The credits are interrupted by news anchors Linda and Morbo with a special report on a Presidential Summit on the dangers of streaming television. Fry is being questioned by President Richard M. Nixon's head, and Fry says a show should not be rebooted if the quality isn't going to be there, and he encourages viewers to binge responsibly, the same way they smoke cigarettes or drink bleach. Fry's recommendation is to binge ten episodes at a time. No more, no less. (Futurama's first batch of episodes will consist of -- ten.) Fry also notes that any show that truly cares about its audience should -- must -- be cancelled every few years because it's the right thing to do.

© 20th Television

If this first episode is any indication, everyone involved is heeding that advice with the quality of the writing razor sharp, and the voice performances by the entire original cast on point (and seriously, who would or could have taken over the role of Bender if all parties hadn't come to whatever agreement was made to get him on board?). I seriously started smiling from the second that classic theme song and those opening credits started and I didn't stop until the end. Watching the episode late at night, I also had to stifle many loud bursts of laughter (I was told the next day it sounded like I was watching the funniest thing I've ever seen) and that was all I was hoping for out of this revival.
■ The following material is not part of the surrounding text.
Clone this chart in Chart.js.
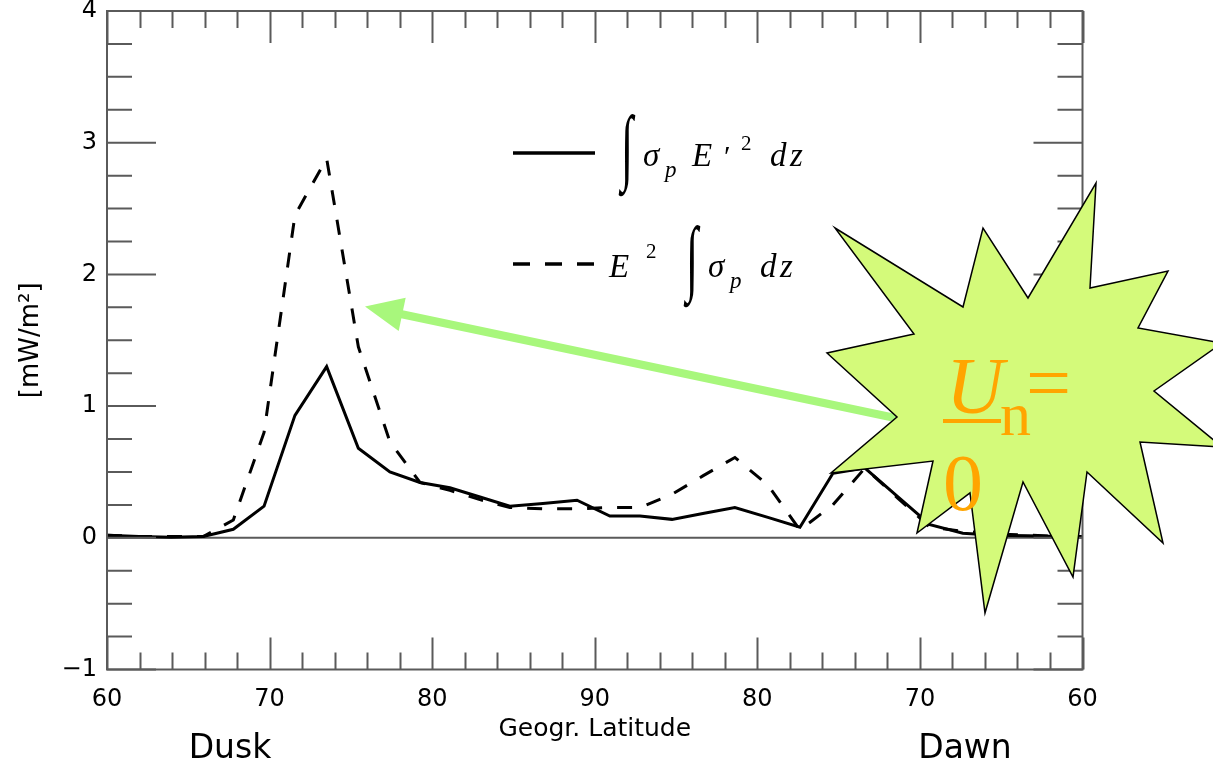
<!DOCTYPE html>
<html>
<head>
<meta charset="utf-8">
<script src="https://cdn.jsdelivr.net/npm/chart.js@4.4.0/dist/chart.umd.min.js"></script>
<style>
html,body{margin:0;padding:0;background:#fff;}
#wrap{width:1213px;height:763px;position:relative;}
</style>
</head>
<body>
<div id="wrap"><canvas id="c"></canvas></div>
<script>
// ---- data ----
// position along the track, in degrees of latitude from 60° (dusk) over the pole to 60° (dawn)
const trackPos = [0, 1.97, 3.94, 5.92, 7.77, 9.66, 11.56, 13.51, 15.46, 17.40, 19.25, 21.09, 22.94, 24.78, 26.81, 28.91,
                  30.93, 32.78, 34.75, 36.65, 38.62, 40.65, 42.62, 44.65, 46.62, 48.65, 50.62, 52.64, 54.61, 56.64, 58.61, 60];
const solidValues = [0.02, 0.01, 0.005, 0.01, 0.065, 0.24, 0.93, 1.30, 0.68, 0.50, 0.42, 0.38, 0.31, 0.24, 0.26, 0.285,
                     0.165, 0.165, 0.14, 0.185, 0.23, 0.155, 0.08, 0.49, 0.53, 0.31, 0.10, 0.035, 0.02, 0.015, 0.01, 0.01];
const dashedValues = [0.02, 0.01, 0.01, 0.01, 0.135, 0.80, 2.45, 2.88, 1.45, 0.73, 0.42, 0.36, 0.29, 0.23, 0.22, 0.22,
                      0.23, 0.23, 0.33, 0.47, 0.61, 0.40, 0.06, 0.25, 0.53, 0.30, 0.08, 0.05, 0.03, 0.02, 0.01, 0.01];
const xTickLabels = ['60', '70', '80', '90', '80', '70', '60'];
const yTickLabels = ['\u22121', '0', '1', '2', '3', '4'];
const seriesLabels = ['\u222B\u03C3p E\u2032\u00B2 dz', 'E\u00B2 \u222B\u03C3p dz'];
const sideLabels = ['Dusk', 'Dawn'];
const xTitle = 'Geogr. Latitude';
const yTitle = '[mW/m\u00B2]';
const calloutText = ['U', 'n', '=', '0'];

// ---- styling ----
const SANS = "'DejaVu Sans', sans-serif";
const SERIF = "'Liberation Serif', 'DejaVu Serif', serif";
const AXIS_GRAY = '#5a5a5a';

function drawIntegral(ctx, cx, cy) {
  ctx.save();
  ctx.font = `bold 40px ${SERIF}`;
  ctx.textAlign = 'center';
  ctx.textBaseline = 'middle';
  ctx.translate(cx, cy);
  ctx.scale(1.1, 2.1);
  ctx.fillText('\u222B', 0, 0);
  ctx.restore();
}
function txt(ctx, s, x, y, font) {
  ctx.font = font;
  ctx.fillText(s, x, y);
}

const overlay = {
  id: 'overlay',
  beforeDatasetsDraw(chart) {
    const {ctx, chartArea: a, scales: {y}} = chart;
    const y0 = y.getPixelForValue(0);
    ctx.save();
    ctx.strokeStyle = AXIS_GRAY;
    ctx.lineWidth = 2;
    ctx.beginPath();
    ctx.moveTo(a.left, y0);
    ctx.lineTo(a.right, y0);
    ctx.stroke();
    ctx.restore();
  },
  afterDatasetsDraw(chart) {
    const {ctx, chartArea: a, scales: {x, y}} = chart;
    ctx.save();
    ctx.strokeStyle = AXIS_GRAY;
    ctx.lineWidth = 2;
    ctx.strokeRect(a.left, a.top, a.right - a.left, a.bottom - a.top);
    ctx.beginPath();
    for (let v = x.min; v <= x.max + 1e-9; v += 2) {
      const px = Math.round(x.getPixelForValue(v)) + 0.5;
      const len = (Math.round(v) % 10 === 0) ? 32 : 17;
      ctx.moveTo(px, a.bottom); ctx.lineTo(px, a.bottom - len);
      ctx.moveTo(px, a.top); ctx.lineTo(px, a.top + len);
    }
    for (let v = y.min; v <= y.max + 1e-9; v += 0.25) {
      const py = y.getPixelForValue(v);
      const major = Math.abs(v - Math.round(v)) < 1e-6;
      const len = major ? 49 : 25;
      ctx.moveTo(a.left, py); ctx.lineTo(a.left + len, py);
      ctx.moveTo(a.right, py); ctx.lineTo(a.right - len, py);
    }
    ctx.stroke();
    ctx.restore();
  },
  afterDraw(chart) {
    const {ctx} = chart;
    ctx.save();
    ctx.fillStyle = '#000';
    ctx.textBaseline = 'alphabetic';
    ctx.textAlign = 'left';

    // ---- legend ----
    ctx.strokeStyle = '#000';
    ctx.lineWidth = 3.5;
    ctx.beginPath(); ctx.moveTo(513, 153); ctx.lineTo(595, 153); ctx.stroke();
    ctx.setLineDash([17, 15]);
    ctx.beginPath(); ctx.moveTo(513, 264); ctx.lineTo(595, 264); ctx.stroke();
    ctx.setLineDash([]);

    const it = `italic 33px ${SERIF}`;
    const sub = `italic 23px ${SERIF}`;
    const sup = `21px ${SERIF}`;
    // item 1: ∫σp E'² dz
    drawIntegral(ctx, 627, 152);
    txt(ctx, '\u03C3', 643, 166, it);
    txt(ctx, 'p', 665, 177, sub);
    txt(ctx, 'E', 692, 166, it);
    txt(ctx, '\u2032', 724, 166, `30px ${SERIF}`);
    txt(ctx, '2', 741, 150, sup);
    txt(ctx, 'd', 770, 166, it);
    txt(ctx, 'z', 790, 166, it);
    // item 2: E² ∫σp dz
    txt(ctx, 'E', 609, 277, it);
    txt(ctx, '2', 646, 258, sup);
    drawIntegral(ctx, 692, 263);
    txt(ctx, '\u03C3', 708, 277, it);
    txt(ctx, 'p', 730, 288, sub);
    txt(ctx, 'd', 760, 277, it);
    txt(ctx, 'z', 780, 277, it);

    // ---- Dusk / Dawn ----
    ctx.textAlign = 'center';
    ctx.font = `33px ${SANS}`;
    ctx.fillText(sideLabels[0], 230, 758);
    ctx.fillText(sideLabels[1], 965, 758);

    // ---- arrow ----
    const tail = [900, 419], tip = [365, 306.5];
    const dx = tip[0] - tail[0], dy = tip[1] - tail[1];
    const L = Math.hypot(dx, dy), ux = dx / L, uy = dy / L;
    const hl = 38, hw = 17;
    const bx = tip[0] - ux * hl, by = tip[1] - uy * hl;
    ctx.strokeStyle = '#a8f77c';
    ctx.fillStyle = '#a8f77c';
    ctx.lineWidth = 8;
    ctx.beginPath(); ctx.moveTo(tail[0], tail[1]); ctx.lineTo(bx + ux * 4, by + uy * 4); ctx.stroke();
    ctx.beginPath();
    ctx.moveTo(tip[0], tip[1]);
    ctx.lineTo(bx - uy * hw, by + ux * hw);
    ctx.lineTo(bx + uy * hw, by - ux * hw);
    ctx.closePath(); ctx.fill();

    // ---- explosion callout ----
    const star = [[835,228],[963,307],[983,228],[1028,298],[1096,183],[1090,288],[1168,271],[1138,328],
                  [1222,343],[1154,391],[1222,447],[1140,442],[1163,543],[1087,472],[1073,577],[1023,482],
                  [985,613],[970,493],[917,533],[933,461],[831,473],[897,417],[827,353],[914,334]];
    ctx.beginPath();
    star.forEach((p, i) => i ? ctx.lineTo(p[0], p[1]) : ctx.moveTo(p[0], p[1]));
    ctx.closePath();
    ctx.fillStyle = '#d4fa7a';
    ctx.fill();
    ctx.strokeStyle = '#000';
    ctx.lineWidth = 1.5;
    ctx.stroke();

    ctx.fillStyle = '#ffa500';
    ctx.textAlign = 'left';
    txt(ctx, calloutText[0], 946, 413, `italic 80px ${SERIF}`);
    ctx.fillRect(943, 419, 58, 4);
    txt(ctx, calloutText[1], 1000, 435, `62px ${SERIF}`);
    txt(ctx, calloutText[2], 1026, 410, `80px ${SERIF}`);
    txt(ctx, calloutText[3], 943, 510, `80px ${SERIF}`);
    ctx.restore();
  }
};

const mkData = vals => trackPos.map((p, i) => ({x: p, y: vals[i]}));

new Chart(document.getElementById('c'), {
  type: 'line',
  data: {
    datasets: [
      {label: seriesLabels[0], data: mkData(solidValues), borderColor: '#000', borderWidth: 3,
       pointRadius: 0, tension: 0, fill: false, borderJoinStyle: 'miter'},
      {label: seriesLabels[1], data: mkData(dashedValues), borderColor: '#000', borderWidth: 3,
       borderDash: [15, 15], pointRadius: 0, tension: 0, fill: false}
    ]
  },
  options: {
    responsive: true,
    maintainAspectRatio: false,
    animation: false,
    layout: {padding: {top: 11, right: 130.5, left: 0, bottom: 0}},
    plugins: {legend: {display: false}, tooltip: {enabled: false}},
    scales: {
      x: {
        type: 'linear', min: 0, max: 60,
        grid: {display: false, drawTicks: false}, border: {display: false},
        ticks: {stepSize: 10, autoSkip: false, maxRotation: 0, color: '#000', padding: 16,
                font: {family: SANS, size: 24},
                callback: v => xTickLabels[Math.round(v / 10)]},
        title: {display: true, text: xTitle, color: '#000', font: {family: SANS, size: 25},
                padding: {top: 0, bottom: 19}},
        afterFit(s) { s.height = 93.5; s.paddingLeft = 0; s.paddingRight = 0; }
      },
      y: {
        min: -1, max: 4,
        grid: {display: false, drawTicks: false}, border: {display: false},
        ticks: {stepSize: 1, color: '#000', padding: 10, font: {family: SANS, size: 24},
                callback: v => yTickLabels[Math.round(v) + 1]},
        title: {display: true, text: yTitle, color: '#000', font: {family: SANS, size: 26},
                padding: {top: 16, bottom: 0}},
        afterFit(s) { s.width = 107; s.paddingTop = 0; s.paddingBottom = 0; }
      }
    }
  },
  plugins: [overlay]
});
</script>
</body>
</html>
The premiere episode really was perfection. I have had an opportunity to view the next five episodes and while humorous, I did not find the following three that laugh-out-loud funny (there are laughs and some real heart-tugging moments, but we'll talk about those in recaps to come), but episodes five and six are quite funny. Some reviews have complained that all we're getting from this batch of episodes are Futurama's 'greatest hits' with episodes centered around Nibbler, Mom and Robot Santa, and one that is a direct sequel to a previous episode from the past. I don't see what the problem is with that. Is it too fan servicey? Maybe. Will it scare off new viewers unfamiliar with the show? It shouldn't. It should make them want to watch the previous seasons ... which are all streaming on Fulu. I mean Hulu.

New episodes of Futurama will stream Mondays on Hulu.

This piece was written during the 2023 WGA and SAG-AFTRA strikes. Without the labor of the writers and actors currently on strike, the series being covered here wouldn't exist.